Today, MIA installed a two new objects into the museum’s permanent display case focusing on the depictions of animals in Inuit art. Every new arrival is important and exciting, but these two are extremely interesting because they are suspiciously similar to each other. Here is the updated display case:
Can you tell which objects I’m talking about? Here’s a close-up:
As you can see, the owl on the right looks like a green, miniature version of the owl on the left. So why is that so interesting? Because it illustrates something the museum often mentions but is very difficult to display: how artists learn how to carve.
Pitsiulak Qimirpik, whose larger “Owl” is on the left, is Suati Atsiaq’s father (who goes by his mother’s last name). Suati is currently 15 years old and his father is teaching him how to carve.
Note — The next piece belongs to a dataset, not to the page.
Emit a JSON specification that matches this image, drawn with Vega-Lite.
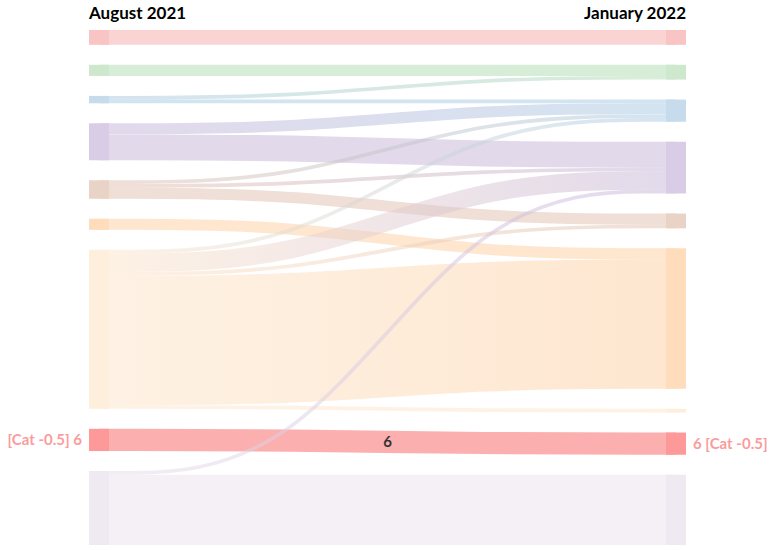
{
  "$schema": "https://vega.github.io/schema/vega-lite/v6.json",
  "width": 577,
  "height": 515,
  "autosize": {"type": "none"},
  "padding": {"left": 99, "top": 30, "right": 96, "bottom": 5},
  "background": "white",
  "config": {"view": {"stroke": null}, "font": "Lato", "text": {"font": "Lato"}, "scale": {"continuousPadding": 0}},
  "datasets": {
    "links": [
      {"from": 1, "to": 1, "value": 4},
      {"from": 2, "to": 2, "value": 3},
      {"from": 3, "to": 2, "value": 1},
      {"from": 3, "to": 3, "value": 1},
      {"from": 4, "to": 3, "value": 3},
      {"from": 4, "to": 4, "value": 7},
      {"from": 5, "to": 3, "value": 1},
      {"from": 5, "to": 4, "value": 1},
      {"from": 5, "to": 5, "value": 3},
      {"from": 6, "to": 6, "value": 3},
      {"from": 7, "to": 3, "value": 1},
      {"from": 7, "to": 4, "value": 5},
      {"from": 7, "to": 5, "value": 1},
      {"from": 7, "to": 6, "value": 35},
      {"from": 7, "to": 7, "value": 1},
      {"from": 8, "to": 8, "value": 6},
      {"from": 9, "to": 4, "value": 1},
      {"from": 9, "to": 9, "value": 19}
    ],
    "headers": [
      {"side": 0, "label": "August 2021"},
      {"side": 1, "label": "January 2022"}
    ]
  },
  "resolve": {"scale": {"x": "independent"}},
  "layer": [
    {
      "data": {"name": "links"},
      "transform": [
        {"window": [{"op": "sum", "field": "value", "as": "cumS"}], "sort": [{"field": "from"}, {"field": "to"}], "frame": [null, 0]},
        {"window": [{"op": "sum", "field": "value", "as": "cumT"}], "sort": [{"field": "to"}, {"field": "from"}], "frame": [null, 0]},
        {"calculate": "datum.cumS - datum.value / 2 + (datum.from - 1) * 5.40845", "as": "a"},
        {"calculate": "datum.a", "as": "b"},
        {"calculate": "datum.cumT - datum.value / 2 + (datum.to - 1) * 5.40845", "as": "d"},
        {"calculate": "datum.d", "as": "c"},
        {"calculate": "datum.from + '-' + datum.to", "as": "id"},
        {"fold": ["a", "b", "c", "d"], "as": ["k", "yy"]}
      ],
      "mark": {"type": "line", "interpolate": "basis", "opacity": 0.5, "strokeCap": "butt"},
      "encoding": {
        "x": {"field": "k", "type": "ordinal", "scale": {"type": "point", "domain": ["a", "b", "c", "d"], "padding": 0}, "axis": null},
        "y": {"field": "yy", "type": "quantitative", "scale": {"domain": [0, 139.2676], "reverse": true, "nice": false, "zero": false}, "axis": null},
        "detail": {"field": "id", "type": "nominal"},
        "size": {"field": "value", "type": "quantitative", "scale": {"type": "linear", "domain": [0, 96], "range": [0, 355], "zero": true}, "legend": null},
        "stroke": {
          "condition": [
            {"test": "datum.id === '3-2'", "value": {"gradient": "linear", "stops": [{"offset": 0, "color": "#a7c9e3"}, {"offset": 1, "color": "#b1dbb1"}]}},
            {"test": "datum.id === '4-3'", "value": {"gradient": "linear", "stops": [{"offset": 0, "color": "#c5b3d7"}, {"offset": 1, "color": "#a7c9e3"}]}},
            {"test": "datum.id === '5-3'", "value": {"gradient": "linear", "stops": [{"offset": 0, "color": "#dfbfad"}, {"offset": 1, "color": "#a7c9e3"}]}},
            {"test": "datum.id === '5-4'", "value": {"gradient": "linear", "stops": [{"offset": 0, "color": "#dfbfad"}, {"offset": 1, "color": "#c5b3d7"}]}},
            {"test": "datum.id === '7-3'", "value": {"gradient": "linear", "stops": [{"offset": 0, "color": "#fde5c9"}, {"offset": 1, "color": "#a7c9e3"}]}},
            {"test": "datum.id === '7-4'", "value": {"gradient": "linear", "stops": [{"offset": 0, "color": "#fde5c9"}, {"offset": 1, "color": "#c5b3d7"}]}},
            {"test": "datum.id === '7-5'", "value": {"gradient": "linear", "stops": [{"offset": 0, "color": "#fde5c9"}, {"offset": 1, "color": "#dfbfad"}]}},
            {"test": "datum.id === '7-6'", "value": {"gradient": "linear", "stops": [{"offset": 0, "color": "#fde5c9"}, {"offset": 1, "color": "#fdcd9f"}]}},
            {"test": "datum.id === '9-4'", "value": {"gradient": "linear", "stops": [{"offset": 0, "color": "#e7ddeb"}, {"offset": 1, "color": "#c5b3d7"}]}}
          ],
          "field": "from", "type": "nominal",
          "scale": {"domain": [1, 2, 3, 4, 5, 6, 7, 8, 9], "range": ["#f5a7a7", "#b1dbb1", "#a7c9e3", "#c5b3d7", "#dfbfad", "#fdcd9f", "#fde5c9", "#f95f5f", "#e9e1ed"]},
          "legend": null
        }
      }
    },
    {
      "data": {"name": "links"},
      "transform": [
        {"window": [{"op": "sum", "field": "value", "as": "cumS"}], "sort": [{"field": "from"}, {"field": "to"}], "frame": [null, 0]},
        {"calculate": "datum.cumS - datum.value + (datum.from - 1) * 5.40845", "as": "top"},
        {"calculate": "datum.cumS + (datum.from - 1) * 5.40845", "as": "bot"},
        {"aggregate": [{"op": "min", "field": "top", "as": "top"}, {"op": "max", "field": "bot", "as": "bot"}], "groupby": ["from"]}
      ],
      "mark": {"type": "bar", "width": 20},
      "encoding": {
        "x": {"datum": 0, "type": "quantitative", "scale": {"domain": [0, 1], "nice": false, "padding": 0}, "axis": null},
        "y": {"field": "top", "type": "quantitative", "scale": {"domain": [0, 139.2676], "reverse": true, "nice": false, "zero": false, "padding": 0}, "axis": null},
        "y2": {"field": "bot"},
        "fill": {"field": "from", "type": "nominal", "scale": {"domain": [1, 2, 3, 4, 5, 6, 7, 8, 9], "range": ["#f8c4c4", "#cde8cd", "#c6dcec", "#d9cce6", "#e8d3c6", "#fedcbc", "#feeedc", "#fe9999", "#efe9f2"]}, "legend": null}
      }
    },
    {
      "data": {"name": "links"},
      "transform": [
        {"window": [{"op": "sum", "field": "value", "as": "cumT"}], "sort": [{"field": "to"}, {"field": "from"}], "frame": [null, 0]},
        {"calculate": "datum.cumT - datum.value + (datum.to - 1) * 5.40845", "as": "top"},
        {"calculate": "datum.cumT + (datum.to - 1) * 5.40845", "as": "bot"},
        {"aggregate": [{"op": "min", "field": "top", "as": "top"}, {"op": "max", "field": "bot", "as": "bot"}], "groupby": ["to"]}
      ],
      "mark": {"type": "bar", "width": 20},
      "encoding": {
        "x": {"datum": 1, "type": "quantitative", "scale": {"domain": [0, 1], "nice": false, "padding": 0}, "axis": null},
        "y": {"field": "top", "type": "quantitative", "scale": {"domain": [0, 139.2676], "reverse": true, "nice": false, "zero": false, "padding": 0}, "axis": null},
        "y2": {"field": "bot"},
        "fill": {"field": "to", "type": "nominal", "scale": {"domain": [1, 2, 3, 4, 5, 6, 7, 8, 9], "range": ["#f8c4c4", "#cde8cd", "#c6dcec", "#d9cce6", "#e8d3c6", "#fedcbc", "#feeedc", "#fe9999", "#efe9f2"]}, "legend": null}
      }
    },
    {
      "data": {"name": "links"},
      "transform": [
        {"window": [{"op": "sum", "field": "value", "as": "cumS"}], "sort": [{"field": "from"}, {"field": "to"}], "frame": [null, 0]},
        {"filter": "datum.from === 8"},
        {"calculate": "datum.cumS - datum.value / 2 + (datum.from - 1) * 5.40845", "as": "mid"}
      ],
      "mark": {"type": "text", "align": "right", "baseline": "middle", "dx": -17, "fontSize": 15, "fontWeight": "bold", "color": "#fa9c9c"},
      "encoding": {
        "x": {"datum": 0, "type": "quantitative", "scale": {"domain": [0, 1], "nice": false, "padding": 0}, "axis": null},
        "y": {"field": "mid", "type": "quantitative", "scale": {"domain": [0, 139.2676], "reverse": true, "nice": false, "zero": false, "padding": 0}, "axis": null},
        "text": {"value": "[Cat -0.5] 6"}
      }
    },
    {
      "data": {"name": "links"},
      "transform": [
        {"window": [{"op": "sum", "field": "value", "as": "cumT"}], "sort": [{"field": "to"}, {"field": "from"}], "frame": [null, 0]},
        {"filter": "datum.to === 8"},
        {"calculate": "datum.cumT - datum.value / 2 + (datum.to - 1) * 5.40845", "as": "mid"}
      ],
      "mark": {"type": "text", "align": "left", "baseline": "middle", "dx": 17, "fontSize": 15, "fontWeight": "bold", "color": "#fa9c9c"},
      "encoding": {
        "x": {"datum": 1, "type": "quantitative", "scale": {"domain": [0, 1], "nice": false, "padding": 0}, "axis": null},
        "y": {"field": "mid", "type": "quantitative", "scale": {"domain": [0, 139.2676], "reverse": true, "nice": false, "zero": false, "padding": 0}, "axis": null},
        "text": {"value": "6 [Cat -0.5]"}
      }
    },
    {
      "data": {"name": "links"},
      "transform": [
        {"window": [{"op": "sum", "field": "value", "as": "cumS"}], "sort": [{"field": "from"}, {"field": "to"}], "frame": [null, 0]},
        {"window": [{"op": "sum", "field": "value", "as": "cumT"}], "sort": [{"field": "to"}, {"field": "from"}], "frame": [null, 0]},
        {"filter": "datum.from === 8 && datum.to === 8"},
        {"calculate": "(datum.cumS - datum.value / 2 + (datum.from - 1) * 5.40845 + datum.cumT - datum.value / 2 + (datum.to - 1) * 5.40845) / 2", "as": "mid"}
      ],
      "mark": {"type": "text", "align": "center", "baseline": "middle", "fontSize": 15, "fontWeight": "bold", "color": "#333333"},
      "encoding": {
        "x": {"datum": 0.5, "type": "quantitative", "scale": {"domain": [0, 1], "nice": false, "padding": 0}, "axis": null},
        "y": {"field": "mid", "type": "quantitative", "scale": {"domain": [0, 139.2676], "reverse": true, "nice": false, "zero": false, "padding": 0}, "axis": null},
        "text": {"field": "value", "type": "quantitative"}
      }
    },
    {
      "data": {"name": "headers"},
      "transform": [{"filter": "datum.side === 0"}],
      "mark": {"type": "text", "align": "left", "baseline": "alphabetic", "dx": -10, "dy": -11, "fontSize": 17, "fontWeight": "bold", "color": "#000000"},
      "encoding": {
        "x": {"field": "side", "type": "quantitative", "scale": {"domain": [0, 1], "nice": false, "padding": 0}, "axis": null},
        "y": {"datum": 0, "type": "quantitative", "scale": {"domain": [0, 139.2676], "reverse": true, "nice": false, "zero": false, "padding": 0}, "axis": null},
        "text": {"field": "label"}
      }
    },
    {
      "data": {"name": "headers"},
      "transform": [{"filter": "datum.side === 1"}],
      "mark": {"type": "text", "align": "right", "baseline": "alphabetic", "dx": 10, "dy": -11, "fontSize": 17, "fontWeight": "bold", "color": "#000000"},
      "encoding": {
        "x": {"field": "side", "type": "quantitative", "scale": {"domain": [0, 1], "nice": false, "padding": 0}, "axis": null},
        "y": {"datum": 0, "type": "quantitative", "scale": {"domain": [0, 139.2676], "reverse": true, "nice": false, "zero": false, "padding": 0}, "axis": null},
        "text": {"field": "label"}
      }
    }
  ]
}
We often talk about how artists in the North do not have formal artistic training but rather are taught by family or community members, which is one reason that communities have fairly identifiable styles. It’s a fairly difficult point to illustrate, though – we show in our regional display cases, for example, that community styles are similar and that artists like Karoo Ashevak can have significant influences over what is produced. However, to see an example this direct is extremely rare and we are very excited to display the pieces.
You can see the differences between the pieces if you look carefully: besides the obvious differences in height and color of stone, Pitsiulak’s lines are a bit smoother, while Suati’s eyes are bit rounder. If this is any indication, though, Suati has a very bright future sculpting ahead of him. He is the youngest artist to be displayed in the museum and we look forward to seeing how his style evolves, which will no doubt be at least partially influenced by lessons like these that he’s learning now.